Jim who? Credit: Debby Wong/Shutterstock.com

Comedian Jim Breuer — who is best known for playing a Goat Boy during his brief stint at Saturday Night Live and who was outshined by Dave Chapelle, Harland Williams, and Buttercup the dead horse in the film Half-Baked — just compared vaccination requirements at performance venues to “segregation,” to which we say bahhhhh-bye.

Breuer is the latest famous — or rather, barely famous — comedian to denounce COVID-19 vaccination requirements, joining fellow SNL alum Rob Schneider, who has recently referred to the vaccine as “experimental gene therapy” which might as well be the title of a Deuce Bigalow installment.

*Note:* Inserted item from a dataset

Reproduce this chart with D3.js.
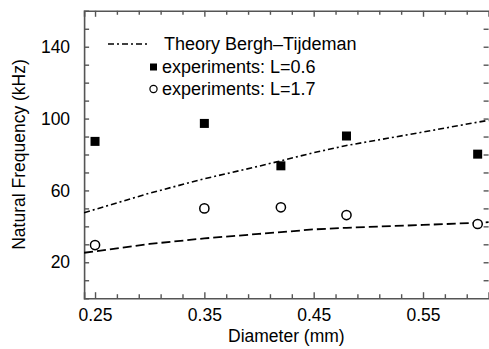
<!DOCTYPE html>
<html>
<head>
<meta charset="utf-8">
<script src="https://cdn.jsdelivr.net/npm/d3@7"></script>
<style>
  body { margin: 0; background: #fff; }
  text { font-family: "Liberation Sans", Arial, Helvetica, sans-serif; fill: #000; }
</style>
</head>
<body>
<div id="chart"></div>
<script>
const diameters = [0.25, 0.35, 0.42, 0.48, 0.60];
const freqL06 = [87.3, 97.3, 73.7, 90.3, 80.2];
const freqL17 = [29.6, 50.0, 50.6, 46.3, 41.3];

// Theory curves (Bergh-Tijdeman)
const theoryD = [0.24, 0.30, 0.35, 0.40, 0.45, 0.48, 0.55, 0.60, 0.61];
const theoryL06 = [47.6, 58.5, 66.5, 73.5, 81.0, 85.0, 92.5, 98.0, 99.0];
const theoryL17 = [25.3, 30.2, 33.3, 35.8, 38.3, 39.2, 40.8, 42.0, 42.3];

// Ticks
const xMajor = [0.25, 0.35, 0.45, 0.55];
const xMinor = [0.27, 0.29, 0.31, 0.33, 0.37, 0.39, 0.41, 0.43, 0.47, 0.49, 0.51, 0.53, 0.57, 0.59];
const yLabels = [20, 60, 100, 140];
const yMinor = [10, 30, 40, 50, 70, 80, 90, 110, 120, 130, 150];

const legendItems = ["Theory Bergh\u2013Tijdeman", "experiments: L=0.6", "experiments: L=1.7"];

const width = 489, height = 349;
const margin = { top: 10.8, right: 0.4, bottom: 50.8, left: 84.1 };

const svg = d3.select("#chart").append("svg")
  .attr("width", width)
  .attr("height", height);

const x = d3.scaleLinear().domain([0.24, 0.61]).range([margin.left, width - margin.right]);
const y = d3.scaleLinear().domain([0, 160]).range([height - margin.bottom, margin.top]);

const axisColor = "#555";

function styleAxis(g) {
  g.selectAll("path.domain").attr("stroke", axisColor).attr("stroke-width", 1.6);
  g.selectAll(".tick line").attr("stroke", axisColor).attr("stroke-width", 1.4);
  g.selectAll(".tick text")
    .style("font-family", "'Liberation Sans', Arial, sans-serif")
    .style("font-size", "17.5px")
    .attr("fill", "#000");
}

// bottom axis
svg.append("g")
  .attr("transform", `translate(0,${y(0)})`)
  .call(d3.axisBottom(x).tickValues(xMajor).tickSize(-6).tickPadding(10).tickFormat(d3.format(".2f")))
  .call(styleAxis);
svg.append("g")
  .attr("transform", `translate(0,${y(0)})`)
  .call(d3.axisBottom(x).tickValues(xMinor).tickSize(-4).tickFormat(""))
  .call(g => g.select(".domain").remove())
  .call(styleAxis);

// top axis
svg.append("g")
  .attr("transform", `translate(0,${y(160)})`)
  .call(d3.axisTop(x).tickValues(xMajor).tickSize(-6).tickFormat(""))
  .call(styleAxis);
svg.append("g")
  .attr("transform", `translate(0,${y(160)})`)
  .call(d3.axisTop(x).tickValues(xMinor).tickSize(-4).tickFormat(""))
  .call(g => g.select(".domain").remove())
  .call(styleAxis);

// left axis
svg.append("g")
  .attr("transform", `translate(${x(0.24)},0)`)
  .call(d3.axisLeft(y).tickValues(yLabels).tickSize(-5).tickPadding(14))
  .call(styleAxis);
svg.append("g")
  .attr("transform", `translate(${x(0.24)},0)`)
  .call(d3.axisLeft(y).tickValues(yMinor).tickSize(-5).tickFormat(""))
  .call(g => g.select(".domain").remove())
  .call(styleAxis);

// right axis: ticks only
svg.append("g")
  .attr("transform", `translate(${x(0.61)},0)`)
  .call(d3.axisRight(y).tickValues(yLabels.concat(yMinor)).tickSize(-5).tickFormat(""))
  .call(g => g.select(".domain").remove())
  .call(styleAxis);

// axis titles
svg.append("text")
  .attr("x", (x(0.24) + x(0.61)) / 2)
  .attr("y", 342)
  .attr("text-anchor", "middle")
  .style("font-size", "17.5px")
  .text("Diameter (mm)");

svg.append("text")
  .attr("transform", `translate(25,${(y(0) + y(160)) / 2}) rotate(-90)`)
  .attr("text-anchor", "middle")
  .style("font-size", "17.5px")
  .text("Natural Frequency (kHz)");

// theory lines
const line = d3.line().x(d => x(d[0])).y(d => y(d[1]));

svg.append("path")
  .datum(d3.zip(theoryD, theoryL06))
  .attr("fill", "none")
  .attr("stroke", "#000")
  .attr("stroke-width", 1.6)
  .attr("stroke-dasharray", "6,3,2,3")
  .attr("d", line);

svg.append("path")
  .datum(d3.zip(theoryD, theoryL17))
  .attr("fill", "none")
  .attr("stroke", "#000")
  .attr("stroke-width", 1.8)
  .attr("stroke-dasharray", "9,4")
  .attr("d", line);

// experiment markers
const sq = 9;
svg.selectAll(".sq")
  .data(d3.zip(diameters, freqL06))
  .enter().append("rect")
  .attr("class", "sq")
  .attr("x", d => x(d[0]) - sq / 2)
  .attr("y", d => y(d[1]) - sq / 2)
  .attr("width", sq)
  .attr("height", sq)
  .attr("fill", "#000");

svg.selectAll(".ci")
  .data(d3.zip(diameters, freqL17))
  .enter().append("circle")
  .attr("class", "ci")
  .attr("cx", d => x(d[0]))
  .attr("cy", d => y(d[1]))
  .attr("r", 4.6)
  .attr("fill", "#fff")
  .attr("stroke", "#000")
  .attr("stroke-width", 1.5);

// legend
const lg = svg.append("g");
const lgY = [44, 67, 89];
lg.append("line")
  .attr("x1", 108).attr("x2", 147)
  .attr("y1", lgY[0]).attr("y2", lgY[0])
  .attr("stroke", "#000").attr("stroke-width", 1.3)
  .attr("stroke-dasharray", "6,3,2,3");
lg.append("rect")
  .attr("x", 150).attr("y", lgY[1] - 3.5)
  .attr("width", 7).attr("height", 7)
  .attr("fill", "#000");
lg.append("circle")
  .attr("cx", 153.5).attr("cy", lgY[2])
  .attr("r", 3.6)
  .attr("fill", "#fff").attr("stroke", "#000").attr("stroke-width", 1.2);

lg.selectAll(".lt")
  .data(legendItems)
  .enter().append("text")
  .attr("class", "lt")
  .attr("x", (d, i) => i === 0 ? 164 : 162)
  .attr("y", (d, i) => lgY[i])
  .attr("dy", "0.36em")
  .style("font-size", "18px")
  .text(d => d);
</script>
</body>
</html>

Anyway, Breuer took to Facebook over the weekend to announce that he would be pulling out of scheduled performances at a pair of venues in New Jersey as well as the Royal Oak Music Theatre, where the 54-year-old was set to perform on Oct. 1. The reason? Both venues require proof of full vaccination to attend shows.

“For some of them [venues] it’s the governors,” Breuer said in an unhinged 22-minute Facebook video. “For some of them it’s personal choice. Either way, they gotta do what they gotta to do or feel they have to do but, I’m telling you, the Royal Oak Theatre? I love that theatre, [but] I’m not doing it.”

He, a white, god-fearing man, went on to call the policies implemented by concert promoters Live Nation and AEG, which operates Royal Oak Music Theatre, as being akin to “segregation”.

“I know I’m going to sacrifice a lot of money, but I’m not going to be enslaved to the system or money,” he added.

Breuer also said that if we cared about humanity we would have listened to what podcaster and general misinformation spreader Joe Rogan said about vaccines and his claims that he cured COVID, which he contracted, by taking ivermectin, a horse dewormer. (The FDA advises against using ivermectin to treat COVID-19, and Rogan’s “kitchen sink” approach to treating COVID-19 makes it difficult to tell whether the drug helped him at all.)

The comedian also said that he communicated with Royal Oak Music Theatre who asked him to reschedule rather than cancel, which Breuer perceived as optimism.

“Their hopes that these big companies that do all the touring and book these venues, own the venues, monopolize venues and get paid by big pharmaceutical to make lots of money, they’re hoping that this changes, but until it does I cannot perform these venues,” he said.

Somewhere near the end of the video Bruer says god spoke to him and instructed him to serve the public by making us laugh. Anyone want to give him the bad news?